If your boss is constantly yelling or switching from a good mood to a bad mood in a matter of seconds, one of the best things you can do is figure out what causes your boss to go off. Identifying the triggers can help you avoid actions that are sure to anger your boss and make it difficult for you to do your job. For example, does your boss tend to yell if you interrupt him while he's on the telephone? If so, make it a point not to interrupt a phone call unless it is an absolute emergency. If you know your boss hates clutter, don't leave work until you tidy your desk and make sure everything is organized.

Getting into confrontations with an angry boss is no way to advance your career. If your boss starts to criticize you, take some time to cool down. If possible, walk away for a few minutes so you can compose yourself and handle the situation calmly. In the event you can't walk away from your boss, take a few deep breaths to calm yourself down before responding to the criticism. If you engage in a shouting match with a bad boss, you'll only hurt your professional reputation and make other people in your company hesitant to recommend you for promotions.
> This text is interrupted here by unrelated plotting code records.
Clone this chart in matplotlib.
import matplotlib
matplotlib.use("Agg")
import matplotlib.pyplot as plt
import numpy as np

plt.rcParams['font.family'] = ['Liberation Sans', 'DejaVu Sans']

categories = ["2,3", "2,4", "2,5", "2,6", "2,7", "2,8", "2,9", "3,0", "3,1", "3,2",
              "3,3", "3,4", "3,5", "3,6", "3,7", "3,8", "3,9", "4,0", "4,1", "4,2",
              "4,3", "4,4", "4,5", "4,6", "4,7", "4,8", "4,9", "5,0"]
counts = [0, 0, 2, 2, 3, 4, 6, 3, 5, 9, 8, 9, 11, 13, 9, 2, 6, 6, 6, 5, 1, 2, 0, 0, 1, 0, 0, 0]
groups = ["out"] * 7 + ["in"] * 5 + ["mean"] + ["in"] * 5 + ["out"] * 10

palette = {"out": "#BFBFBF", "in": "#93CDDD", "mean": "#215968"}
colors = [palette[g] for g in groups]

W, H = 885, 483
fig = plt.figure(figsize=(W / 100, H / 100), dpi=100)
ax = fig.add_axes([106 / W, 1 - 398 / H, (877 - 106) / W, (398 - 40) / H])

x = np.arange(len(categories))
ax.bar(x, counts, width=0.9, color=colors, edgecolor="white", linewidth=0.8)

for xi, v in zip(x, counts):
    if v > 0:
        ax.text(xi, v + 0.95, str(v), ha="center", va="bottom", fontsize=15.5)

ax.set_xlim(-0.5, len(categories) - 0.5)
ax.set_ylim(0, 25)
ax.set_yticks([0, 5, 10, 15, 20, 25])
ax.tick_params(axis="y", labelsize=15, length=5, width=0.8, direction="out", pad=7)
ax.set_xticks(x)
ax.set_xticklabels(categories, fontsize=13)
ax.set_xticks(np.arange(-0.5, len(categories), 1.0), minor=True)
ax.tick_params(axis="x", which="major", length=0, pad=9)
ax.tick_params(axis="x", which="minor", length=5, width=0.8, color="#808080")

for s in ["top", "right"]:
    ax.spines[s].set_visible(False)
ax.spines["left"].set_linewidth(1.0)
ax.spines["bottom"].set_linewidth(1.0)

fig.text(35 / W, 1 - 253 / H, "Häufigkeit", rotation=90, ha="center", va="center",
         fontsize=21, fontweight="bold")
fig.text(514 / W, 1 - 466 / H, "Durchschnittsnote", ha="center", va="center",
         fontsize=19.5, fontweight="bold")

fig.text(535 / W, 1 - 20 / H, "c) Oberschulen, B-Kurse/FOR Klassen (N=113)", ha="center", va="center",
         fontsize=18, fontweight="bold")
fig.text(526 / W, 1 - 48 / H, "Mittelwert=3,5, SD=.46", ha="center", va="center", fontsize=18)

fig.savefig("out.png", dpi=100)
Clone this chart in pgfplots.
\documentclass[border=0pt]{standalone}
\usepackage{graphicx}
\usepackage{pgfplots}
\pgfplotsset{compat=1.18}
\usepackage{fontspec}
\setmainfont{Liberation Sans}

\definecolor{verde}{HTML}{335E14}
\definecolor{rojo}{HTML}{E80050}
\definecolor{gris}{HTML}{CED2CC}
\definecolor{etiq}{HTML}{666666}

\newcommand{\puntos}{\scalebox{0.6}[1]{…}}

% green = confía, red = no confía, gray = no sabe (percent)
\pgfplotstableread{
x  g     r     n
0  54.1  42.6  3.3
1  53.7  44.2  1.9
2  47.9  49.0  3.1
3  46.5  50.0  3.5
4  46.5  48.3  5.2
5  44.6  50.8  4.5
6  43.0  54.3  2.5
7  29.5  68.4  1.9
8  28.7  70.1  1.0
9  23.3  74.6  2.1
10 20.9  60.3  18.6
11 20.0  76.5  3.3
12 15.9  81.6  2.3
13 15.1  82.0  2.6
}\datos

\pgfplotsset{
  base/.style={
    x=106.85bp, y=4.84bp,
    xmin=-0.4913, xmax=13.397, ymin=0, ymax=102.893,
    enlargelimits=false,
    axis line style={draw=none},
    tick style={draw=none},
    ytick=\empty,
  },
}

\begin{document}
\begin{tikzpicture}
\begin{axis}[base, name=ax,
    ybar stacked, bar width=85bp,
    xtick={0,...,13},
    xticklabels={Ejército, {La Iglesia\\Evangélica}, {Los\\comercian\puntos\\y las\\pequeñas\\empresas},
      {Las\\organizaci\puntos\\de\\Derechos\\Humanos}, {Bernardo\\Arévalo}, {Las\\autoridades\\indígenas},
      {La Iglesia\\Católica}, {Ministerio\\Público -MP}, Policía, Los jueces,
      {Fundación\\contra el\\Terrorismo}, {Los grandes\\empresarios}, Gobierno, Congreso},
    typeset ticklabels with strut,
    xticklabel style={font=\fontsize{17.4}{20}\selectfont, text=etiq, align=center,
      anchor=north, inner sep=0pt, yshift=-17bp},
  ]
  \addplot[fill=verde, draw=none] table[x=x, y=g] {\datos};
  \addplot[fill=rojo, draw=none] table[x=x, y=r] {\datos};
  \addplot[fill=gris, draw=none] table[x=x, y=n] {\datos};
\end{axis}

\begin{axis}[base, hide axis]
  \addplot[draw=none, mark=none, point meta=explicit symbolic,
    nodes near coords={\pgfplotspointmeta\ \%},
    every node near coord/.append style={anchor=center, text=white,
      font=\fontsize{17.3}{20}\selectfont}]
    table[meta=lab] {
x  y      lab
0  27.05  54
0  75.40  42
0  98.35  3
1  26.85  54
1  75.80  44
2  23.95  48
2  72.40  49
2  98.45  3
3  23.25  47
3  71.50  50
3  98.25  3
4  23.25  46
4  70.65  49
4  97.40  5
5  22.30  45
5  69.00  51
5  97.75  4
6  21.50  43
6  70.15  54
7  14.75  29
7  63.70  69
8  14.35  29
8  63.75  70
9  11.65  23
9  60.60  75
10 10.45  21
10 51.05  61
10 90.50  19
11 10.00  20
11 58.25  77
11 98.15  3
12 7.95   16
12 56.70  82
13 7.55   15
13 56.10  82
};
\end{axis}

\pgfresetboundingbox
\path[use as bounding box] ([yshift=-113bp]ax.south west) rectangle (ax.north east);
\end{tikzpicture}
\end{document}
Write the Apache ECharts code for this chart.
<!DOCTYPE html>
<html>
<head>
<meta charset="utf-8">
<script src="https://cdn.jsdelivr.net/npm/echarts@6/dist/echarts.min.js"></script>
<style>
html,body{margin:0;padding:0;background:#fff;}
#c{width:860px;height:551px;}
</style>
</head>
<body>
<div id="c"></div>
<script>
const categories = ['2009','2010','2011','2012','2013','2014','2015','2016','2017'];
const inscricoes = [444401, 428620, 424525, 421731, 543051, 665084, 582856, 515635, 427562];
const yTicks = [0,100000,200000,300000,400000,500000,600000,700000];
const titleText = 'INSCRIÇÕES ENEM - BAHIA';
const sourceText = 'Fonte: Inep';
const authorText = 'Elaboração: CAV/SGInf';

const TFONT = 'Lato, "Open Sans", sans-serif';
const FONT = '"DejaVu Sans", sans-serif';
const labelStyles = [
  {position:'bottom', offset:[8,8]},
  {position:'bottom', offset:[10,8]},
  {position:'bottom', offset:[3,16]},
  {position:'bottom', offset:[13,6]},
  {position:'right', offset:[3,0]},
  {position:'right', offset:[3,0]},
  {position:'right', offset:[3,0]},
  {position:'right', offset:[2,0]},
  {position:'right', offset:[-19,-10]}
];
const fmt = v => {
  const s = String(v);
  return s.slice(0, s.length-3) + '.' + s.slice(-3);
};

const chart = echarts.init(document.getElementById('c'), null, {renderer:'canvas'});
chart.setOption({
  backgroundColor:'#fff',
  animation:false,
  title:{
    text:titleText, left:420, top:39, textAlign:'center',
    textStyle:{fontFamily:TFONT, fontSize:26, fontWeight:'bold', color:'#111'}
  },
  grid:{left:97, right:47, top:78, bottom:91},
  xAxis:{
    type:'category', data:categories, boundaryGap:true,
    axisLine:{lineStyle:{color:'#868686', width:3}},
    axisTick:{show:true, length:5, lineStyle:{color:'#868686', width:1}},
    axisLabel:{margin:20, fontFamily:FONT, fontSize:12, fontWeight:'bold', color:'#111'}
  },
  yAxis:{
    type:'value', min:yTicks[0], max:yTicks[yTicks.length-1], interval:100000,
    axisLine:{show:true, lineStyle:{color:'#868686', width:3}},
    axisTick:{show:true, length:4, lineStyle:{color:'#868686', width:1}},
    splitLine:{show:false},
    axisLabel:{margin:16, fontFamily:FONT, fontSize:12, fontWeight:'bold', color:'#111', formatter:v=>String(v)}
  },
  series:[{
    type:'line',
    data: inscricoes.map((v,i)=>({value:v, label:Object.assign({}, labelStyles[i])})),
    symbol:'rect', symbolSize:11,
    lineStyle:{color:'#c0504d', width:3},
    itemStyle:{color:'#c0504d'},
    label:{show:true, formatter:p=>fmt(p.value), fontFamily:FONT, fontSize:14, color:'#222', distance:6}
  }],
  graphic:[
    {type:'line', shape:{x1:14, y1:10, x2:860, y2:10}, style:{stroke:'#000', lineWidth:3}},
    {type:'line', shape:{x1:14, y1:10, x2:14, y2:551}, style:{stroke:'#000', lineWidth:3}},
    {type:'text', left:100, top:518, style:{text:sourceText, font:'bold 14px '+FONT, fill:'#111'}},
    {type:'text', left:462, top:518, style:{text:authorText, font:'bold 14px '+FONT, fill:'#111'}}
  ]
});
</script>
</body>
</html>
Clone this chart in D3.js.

Showing some empathy for a bad boss is another good way to handle conflict. If your boss starts yelling or criticizing you, acknowledge that he seems to be having a tough day. Then ask if there is anything you can do to help. It's not good for a boss to take his frustrations out on you and other employees, but offering up a little empathy can cut some of the tension. In some cases, extending an olive branch shows a bad boss just how badly he is behaving, prompting an apology — or at least an improvement in his behavior.

Dealing with a difficult boss causes a lot of stress and makes it difficult for you to do your job. If your boss starts yelling at you or criticizing you for no reason, see if you can figure out what triggers the behavior. If you can't identify any specific triggers, offer some empathy to defuse the situation. Following these tips can make working with a bad boss just a little more tolerable.